Genocide is the most serious of international crimes, but it is also the hardest to prove. The ICJ, which rules in disputes between states, has recognized only one genocide case since opening its doors in 1946. In 2007 the court ruled that genocide had taken place in 1995, at Srebrenica in Bosnia, when almost 8,000 Muslim men and boys were murdered and their bodies dumped in mass graves by Bosnian Serb troops that overran a U.N.-protected area. It is important to note that state responsibility and individual criminal responsibility are governed by different legal regimes and pursue different aims. The former concerns the consequences of the breach by a state of the obligations imposed upon it by international law, whereas the latter is concerned with the responsibility of an individual as established under the rules of international and domestic criminal law, and the resulting sanctions to be imposed upon that person.
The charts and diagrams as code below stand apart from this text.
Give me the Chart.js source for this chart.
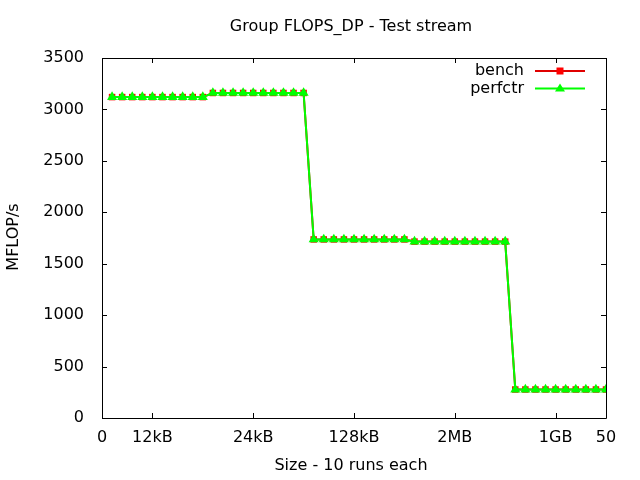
<!DOCTYPE html>
<html>
<head>
<meta charset="utf-8">
<script src="https://cdn.jsdelivr.net/npm/chart.js@4/dist/chart.umd.min.js"></script>
<style>
html,body{margin:0;padding:0;background:#fff;}
#wrap{width:640px;height:480px;position:relative;}
</style>
</head>
<body>
<div id="wrap"><canvas id="c" width="640" height="480"></canvas></div>
<script>
// ---- data ----
const runIndex = [1,2,3,4,5,6,7,8,9,10,11,12,13,14,15,16,17,18,19,20,21,22,23,24,25,26,27,28,29,30,31,32,33,34,35,36,37,38,39,40,41,42,43,44,45,46,47,48,49,50];
const benchValues = [
  3120,3120,3120,3120,3120,3120,3120,3120,3120,3120,
  3160,3160,3160,3160,3160,3160,3160,3160,3160,3160,
  1736,1736,1736,1736,1736,1736,1736,1736,1736,1736,
  1715,1715,1715,1715,1715,1715,1715,1715,1715,1715,
  277,277,277,277,277,277,277,277,277,277
];
const perfctrValues = [
  3120,3120,3120,3120,3120,3120,3120,3120,3120,3120,
  3160,3160,3160,3160,3160,3160,3160,3160,3160,3160,
  1736,1736,1736,1736,1736,1736,1736,1736,1736,1736,
  1715,1715,1715,1715,1715,1715,1715,1715,1715,1715,
  277,277,277,277,277,277,277,277,277,277
];
const xTickValues = [0,5,15,25,35,45,50];
const xTickLabels = ['0','12kB','24kB','128kB','2MB','1GB','50'];
const seriesNames = ['bench','perfctr'];
const chartTitle = 'Group FLOPS_DP - Test stream';
const xAxisTitle = 'Size - 10 runs each';
const yAxisTitle = 'MFLOP/s';

const FONT = 'DejaVu Sans';
const FS = 16;
const RED = '#e00000';
const GREEN = '#00ff00';

function pts(vals){ return runIndex.map((x,i)=>({x:x,y:vals[i]})); }

const framePlugin = {
  id:'frame',
  afterDraw(chart){
    const {ctx, chartArea:a, scales} = chart;
    ctx.save();
    ctx.strokeStyle = '#000';
    ctx.lineWidth = 1;
    ctx.beginPath();
    ctx.rect(Math.round(a.left)+0.5, Math.round(a.top)+0.5, Math.round(a.right-a.left), Math.round(a.bottom-a.top));
    ctx.stroke();
    const tl = 5;
    ctx.beginPath();
    scales.x.ticks.forEach(t=>{
      const px = Math.round(scales.x.getPixelForValue(t.value))+0.5;
      ctx.moveTo(px, a.bottom); ctx.lineTo(px, a.bottom-tl);
      ctx.moveTo(px, a.top); ctx.lineTo(px, a.top+tl);
    });
    scales.y.ticks.forEach(t=>{
      const py = Math.round(scales.y.getPixelForValue(t.value))+0.5;
      ctx.moveTo(a.left, py); ctx.lineTo(a.left+tl, py);
      ctx.moveTo(a.right, py); ctx.lineTo(a.right-tl, py);
    });
    ctx.stroke();
    // titles
    ctx.fillStyle = '#000';
    ctx.font = FS + 'px "' + FONT + '"';
    ctx.textAlign = 'center';
    ctx.textBaseline = 'middle';
    ctx.fillText(chartTitle, 351, 27);
    ctx.fillText(xAxisTitle, 351, 466);
    ctx.save();
    ctx.translate(14, 237);
    ctx.rotate(-Math.PI/2);
    ctx.fillText(yAxisTitle, 0, 0);
    ctx.restore();
    ctx.restore();
  }
};

const legendPlugin = {
  id:'gpLegend',
  afterDatasetsDraw(chart){
    const ctx = chart.ctx;
    ctx.save();
    ctx.font = FS + 'px "' + FONT + '"';
    ctx.textAlign = 'right';
    ctx.textBaseline = 'middle';
    const rows = [
      {name:seriesNames[0], color:RED, fill:'#ff0000', y:71, shape:'rect'},
      {name:seriesNames[1], color:GREEN, fill:GREEN, y:88.5, shape:'tri'}
    ];
    rows.forEach(r=>{
      ctx.fillStyle = '#000';
      ctx.fillText(r.name, 524, r.y);
      ctx.strokeStyle = r.color;
      ctx.lineWidth = 2;
      ctx.beginPath(); ctx.moveTo(535, r.y); ctx.lineTo(585, r.y); ctx.stroke();
      ctx.fillStyle = r.fill;
      ctx.beginPath();
      if(r.shape==='rect'){ ctx.rect(556.5, r.y-3.5, 7, 7); }
      else { ctx.moveTo(560, r.y-5); ctx.lineTo(565, r.y+3); ctx.lineTo(555, r.y+3); ctx.closePath(); }
      ctx.fill();
    });
    ctx.restore();
  }
};

new Chart(document.getElementById('c'), {
  type:'line',
  data:{
    datasets:[
      {label:seriesNames[0], data:pts(benchValues), borderColor:RED, backgroundColor:'#ff0000',
       pointBackgroundColor:'#ff0000', pointBorderColor:'#ff0000', pointBorderWidth:0,
       pointStyle:'rect', pointRadius:4.6, borderWidth:2, order:1, tension:0},
      {label:seriesNames[1], data:pts(perfctrValues), borderColor:GREEN, backgroundColor:GREEN,
       pointBackgroundColor:GREEN, pointBorderColor:GREEN, pointBorderWidth:0,
       pointStyle:'triangle', pointRadius:5.8, borderWidth:2, order:0, tension:0}
    ]
  },
  options:{
    responsive:false, animation:false, devicePixelRatio:1,
    layout:{padding:{left:0,right:34,top:58,bottom:0}},
    plugins:{
      legend:{display:false},
      tooltip:{enabled:false},
      title:{display:false}
    },
    scales:{
      x:{type:'linear', min:0, max:50,
        afterBuildTicks(s){ s.ticks = xTickValues.map(v=>({value:v})); },
        afterFit(s){ s.height = 62; },
        grid:{display:false, drawTicks:false},
        border:{display:false},
        ticks:{autoSkip:false, maxRotation:0, color:'#000', padding:10.4,
          font:{family:FONT, size:FS, lineHeight:1.2},
          callback(v){ const i = xTickValues.indexOf(v); return i>=0 ? xTickLabels[i] : ''; }},
        title:{display:false}
      },
      y:{min:0, max:3500,
        afterFit(s){ s.width = 102; },
        grid:{display:false, drawTicks:false},
        border:{display:false},
        ticks:{stepSize:500, color:'#000', padding:18, font:{family:FONT, size:FS, lineHeight:1.2},
          callback(v){ return String(v); }},
        title:{display:false}
      }
    }
  },
  plugins:[framePlugin, legendPlugin]
});
</script>
</body>
</html>
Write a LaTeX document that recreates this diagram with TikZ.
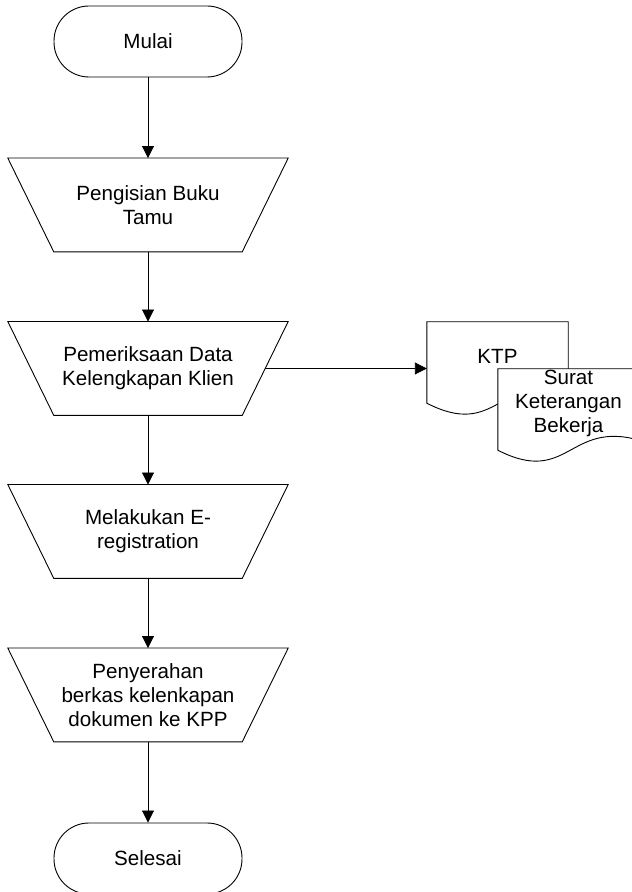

The ICJ ruling closes a chapter for both countries, which is especially important for the newest European Union (EU) member, and a EU candidate country with a past of regional tensions. Serbian Foreign Minister Ivica Dacic said the ruling “will be one of perhaps the most important events for our bilateral relations with Croatia.” Serbia has made two important gains from this ruling: it was proven not to be an aggressor during the war in Croatia, and it established that Operation Storm was indeed an act of aggression against the Serbian people. While both countries avoided the possibility of having to pay large war reparations had they been convicted of genocide, Serbia can utilize this judgment as an advantage for its shaky foreign policy, both in the region and elsewhere.